Plotting code records:

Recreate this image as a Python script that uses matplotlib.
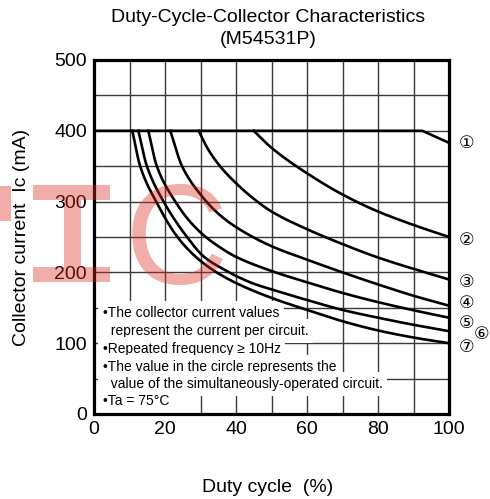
import matplotlib
matplotlib.use("Agg")
import matplotlib.pyplot as plt
from matplotlib.patches import Rectangle
import numpy as np

plt.rcParams['font.family'] = ['Liberation Sans', 'DejaVu Sans']

# ---- data ----
c1_x = [0, 92.5, 100]
c1_y = [400, 400, 383]
c2_x = [45, 50, 60, 70, 80, 90, 100]
c2_y = [400, 376, 340, 310, 286, 267, 250]
c3_x = [29.5, 32, 35.5, 40, 46, 50, 60, 70, 80, 90, 100]
c3_y = [400, 375, 350, 326, 300, 286, 261, 240, 221, 205, 190]
c4_x = [21.5, 24.8, 30, 35, 40, 50, 60, 70, 80, 90, 100]
c4_y = [400, 350, 310, 283, 264, 237, 218, 200, 183, 167, 153]
c5_x = [15.3, 17.7, 22.9, 27, 31, 35, 40, 50, 60, 70, 80, 90, 100]
c5_y = [400, 350, 300, 272, 252, 237, 222, 202, 186, 171, 158, 146.5, 136]
c6_x = [12.5, 14.9, 19.6, 26.2, 31, 37, 40, 45, 50, 60, 70, 80, 90, 100]
c6_y = [400, 350, 300, 250, 222, 203, 195, 184, 176, 161, 147, 136, 126, 117]
c7_x = [10.8, 13, 17.5, 23.5, 28, 33, 40, 50, 60, 70, 80, 90, 100]
c7_y = [400, 350, 300, 250, 225, 205, 185, 164, 147, 131, 118, 108, 100]
curves = [(c1_x, c1_y), (c2_x, c2_y), (c3_x, c3_y), (c4_x, c4_y),
          (c5_x, c5_y), (c6_x, c6_y), (c7_x, c7_y)]

circle_labels = ['①', '②', '③', '④', '⑤', '⑥', '⑦']
label_x = [102.6, 102.6, 102.6, 102.6, 102.6, 107.0, 102.6]
label_y = [383, 246, 187, 157, 129, 113, 95]

x_ticks = [0, 20, 40, 60, 80, 100]
y_ticks = [0, 100, 200, 300, 400, 500]

notes = ["•The collector current values",
         "  represent the current per circuit.",
         "•Repeated frequency ≥ 10Hz",
         "•The value in the circle represents the",
         "  value of the simultaneously-operated circuit.",
         "•Ta = 75°C"]
notes_y = [143, 117.5, 92, 66.5, 42, 18]


def pchip_draw(x, y, n=40):
    """Monotone cubic (Fritsch-Carlson) path through the read points, for drawing only."""
    x = np.asarray(x, float)
    y = np.asarray(y, float)
    if len(x) < 3:
        return x, y
    h = np.diff(x)
    d = np.diff(y) / h
    m = np.zeros_like(x)
    for k in range(1, len(x) - 1):
        if d[k - 1] * d[k] <= 0:
            m[k] = 0
        else:
            w1 = 2 * h[k] + h[k - 1]
            w2 = h[k] + 2 * h[k - 1]
            m[k] = (w1 + w2) / (w1 / d[k - 1] + w2 / d[k])
    m[0] = d[0]
    m[-1] = d[-1]
    xs, ys = [], []
    for k in range(len(x) - 1):
        t = np.linspace(0, 1, n, endpoint=(k == len(x) - 2))
        h00 = 2 * t**3 - 3 * t**2 + 1
        h10 = t**3 - 2 * t**2 + t
        h01 = -2 * t**3 + 3 * t**2
        h11 = t**3 - t**2
        xs.append(x[k] + t * h[k])
        ys.append(h00 * y[k] + h10 * h[k] * m[k] + h01 * y[k + 1] + h11 * h[k] * m[k + 1])
    return np.concatenate(xs), np.concatenate(ys)


W, H = 490, 499
fig = plt.figure(figsize=(W / 100, H / 100), dpi=100)
ax = fig.add_axes([94 / W, 1 - 414 / H, (449 - 94) / W, (414 - 60) / H])

ax.set_xlim(0, 100)
ax.set_ylim(0, 500)
ax.set_xticks(x_ticks)
ax.set_yticks(y_ticks)
ax.set_xticks(range(0, 101, 10), minor=True)
ax.set_yticks(range(0, 501, 50), minor=True)
ax.grid(which='both', color='#3a3a3a', linewidth=1.0)
ax.set_axisbelow(True)
ax.tick_params(which='both', length=0, labelsize=14, pad=5)
for s in ax.spines.values():
    s.set_linewidth(2.3)
    s.set_zorder(6)

for i, (cx, cy) in enumerate(curves):
    if i == 0:
        ax.plot(cx, cy, color='black', linewidth=1.9, zorder=5)
    else:
        sx, sy = pchip_draw(cx, cy)
        ax.plot(sx, sy, color='black', linewidth=1.9, zorder=5)

for lab, lx, ly in zip(circle_labels, label_x, label_y):
    ax.text(lx, ly, lab, fontsize=12.5, ha='left', va='center', clip_on=False,
            family=['DejaVu Sans'])

for t, ty in zip(notes, notes_y):
    ax.text(2.4, ty, t, fontsize=10, ha='left', va='center', zorder=3,
            bbox=dict(facecolor='white', edgecolor='none', pad=3.5))

fig.text(268 / W, 1 - 17 / H, "Duty-Cycle-Collector Characteristics",
         ha='center', va='center', fontsize=14)
fig.text(268 / W, 1 - 40 / H, "(M54531P)", ha='center', va='center', fontsize=14)
fig.text(268 / W, 1 - 487 / H, "Duty cycle  (%)", ha='center', va='center', fontsize=14)
fig.text(22 / W, 1 - 237 / H, "Collector current  Ic (mA)", ha='center', va='center',
         rotation=90, fontsize=14)

# watermark
wm_col = '#dc281e'
wm_alpha = 0.38


def px_rect(x0, y0, x1, y1):
    fig.add_artist(Rectangle((x0 / W, 1 - y1 / H), (x1 - x0) / W, (y1 - y0) / H,
                             transform=fig.transFigure, facecolor=wm_col,
                             edgecolor='none', alpha=wm_alpha, zorder=20))


px_rect(0, 186, 11, 221)
px_rect(33, 185, 110, 200)
px_rect(33, 267, 110, 282)
px_rect(64, 200, 81, 267)
fig.text(176 / W, 1 - 247 / H, "C", ha='center', va='center', fontsize=103,
         color=wm_col, alpha=wm_alpha, zorder=20)

fig.savefig("out.png", dpi=100)
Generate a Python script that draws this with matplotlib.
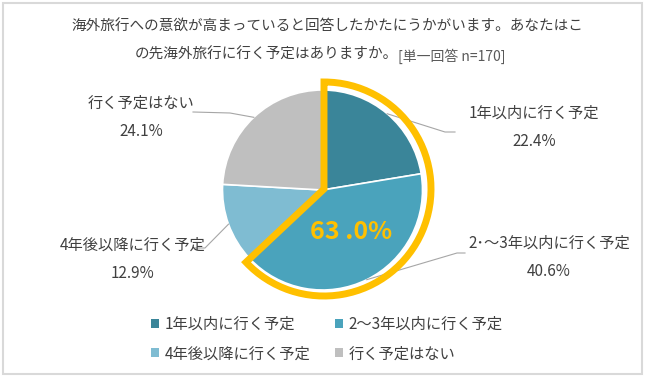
import matplotlib
matplotlib.use("Agg")
import matplotlib.pyplot as plt
import matplotlib.patches as mpatches
import numpy as np

plt.rcParams['font.family'] = ['Noto Sans CJK JP', 'DejaVu Sans']

##### DONNEES #####
categories = ['1年以内に行く予定', '2～3年以内に行く予定', '4年後以降に行く予定', '行く予定はない']
slice_labels = ['1年以内に行く予定', '2･～3年以内に行く予定', '4年後以降に行く予定', '行く予定はない']
values = [22.4, 40.6, 12.9, 24.1]
colors = ['#3A8599', '#4AA3BC', '#7FBCD2', '#BFBFBF']
highlight_n = 2          # les 2 premières parts entourées en orange
highlight_text = '63 .0%'
title_line1 = '海外旅行への意欲が高まっていると回答したかたにうかがいます。あなたはこ'
title_line2 = 'の先海外旅行に行く予定はありますか。'
title_note = '[単一回答 n=170]'

W, H = 650, 379
TXT = '#404040'
FS = 11

def Y(y):
    # coordonnée image (haut = 0) -> coordonnée axe
    return H - y

fig = plt.figure(figsize=(W / 100, H / 100), dpi=100)
ax = fig.add_axes([0, 0, 1, 1])

# Camembert
cx, cy, r = 322.5, Y(190), 100
wedges, _ = ax.pie(values, colors=colors, startangle=90, counterclock=False,
                   center=(cx, cy), radius=r, frame=True,
                   wedgeprops=dict(edgecolor='white', linewidth=1.2))
ax.set_xlim(0, W)
ax.set_ylim(0, H)
ax.set_aspect('equal')
ax.axis('off')

# Contour orange autour des parts mises en avant
frac = sum(values[:highlight_n]) / sum(values)
hl = mpatches.Wedge((cx + 1.5, cy + 1), r + 7, 90 - 360 * frac, 90, fill=False,
                    edgecolor='#FFC000', linewidth=5, joinstyle='miter', zorder=5)
ax.add_patch(hl)
ax.text(351, Y(232), highlight_text, fontsize=18, fontweight='bold', color='#FFC000',
        ha='center', va='center', zorder=6)

# Etiquettes + lignes de rappel
label_xy = [(534, 113), (549, 243), (133, 245), (141, 103)]
elbows = [[(445, 132), (455, 132)],
          [(457, 253), (465, 253)],
          [(205, 248), (195, 248)],
          [(230, 113), (193, 112)]]
cum = np.cumsum([0] + values)
for i, w in enumerate(wedges):
    mid = 90 - 360 * (cum[i] + values[i] / 2) / sum(values)
    sx = cx + r * np.cos(np.radians(mid))
    sy = cy + r * np.sin(np.radians(mid))
    xs = [sx] + [p[0] for p in elbows[i]]
    ys = [sy] + [Y(p[1]) for p in elbows[i]]
    ax.plot(xs, ys, color='#A6A6A6', lw=0.8, zorder=2)
    lx, ly = label_xy[i]
    ax.text(lx, Y(ly), slice_labels[i], fontsize=FS, color=TXT, ha='center', va='center')
    ax.text(lx, Y(ly + 28), f"{values[i]:.1f}%", fontsize=FS, color=TXT,
            ha='center', va='center')

# Titre
ax.text(327, Y(27), title_line1, fontsize=10.5, color=TXT, ha='center', va='center')
ax.text(135, Y(55), title_line2, fontsize=10.5, color=TXT, ha='left', va='center')
ax.text(398, Y(56), title_note, fontsize=10, color='#595959', ha='left', va='center')

# Légende (ordre par lignes)
handles = [mpatches.Patch(facecolor=c, edgecolor='none') for c in colors]
order = [0, 2, 1, 3]
fig.legend([handles[i] for i in order], [categories[i] for i in order], ncol=2,
           loc='upper left', bbox_to_anchor=(151 / W, 1 - 316 / H), frameon=False,
           fontsize=FS, handlelength=0.5, handleheight=0.5, handletextpad=0.4,
           columnspacing=1.6, labelspacing=0.8, borderpad=0, borderaxespad=0,
           labelcolor=TXT)

# Cadre
ax.add_patch(mpatches.Rectangle((3, Y(374)), 639, 371, fill=False,
                                edgecolor='#D9D9D9', lw=1.5, zorder=0))

fig.savefig('out.png', dpi=100)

GIVEN EXERCISE ▸ Leave the pictures out and repeat exactly the lines from the beginning of the records to the line bearing "(c5_x, c5_y), (c6_x, c6_y), (c7_x, c7_y)]", both ends counted.

SOLUTION TO THE EXERCISE ▸
Recreate this image as a Python script that uses matplotlib.
import matplotlib
matplotlib.use("Agg")
import matplotlib.pyplot as plt
from matplotlib.patches import Rectangle
import numpy as np

plt.rcParams['font.family'] = ['Liberation Sans', 'DejaVu Sans']

# ---- data ----
c1_x = [0, 92.5, 100]
c1_y = [400, 400, 383]
c2_x = [45, 50, 60, 70, 80, 90, 100]
c2_y = [400, 376, 340, 310, 286, 267, 250]
c3_x = [29.5, 32, 35.5, 40, 46, 50, 60, 70, 80, 90, 100]
c3_y = [400, 375, 350, 326, 300, 286, 261, 240, 221, 205, 190]
c4_x = [21.5, 24.8, 30, 35, 40, 50, 60, 70, 80, 90, 100]
c4_y = [400, 350, 310, 283, 264, 237, 218, 200, 183, 167, 153]
c5_x = [15.3, 17.7, 22.9, 27, 31, 35, 40, 50, 60, 70, 80, 90, 100]
c5_y = [400, 350, 300, 272, 252, 237, 222, 202, 186, 171, 158, 146.5, 136]
c6_x = [12.5, 14.9, 19.6, 26.2, 31, 37, 40, 45, 50, 60, 70, 80, 90, 100]
c6_y = [400, 350, 300, 250, 222, 203, 195, 184, 176, 161, 147, 136, 126, 117]
c7_x = [10.8, 13, 17.5, 23.5, 28, 33, 40, 50, 60, 70, 80, 90, 100]
c7_y = [400, 350, 300, 250, 225, 205, 185, 164, 147, 131, 118, 108, 100]
curves = [(c1_x, c1_y), (c2_x, c2_y), (c3_x, c3_y), (c4_x, c4_y),
          (c5_x, c5_y), (c6_x, c6_y), (c7_x, c7_y)]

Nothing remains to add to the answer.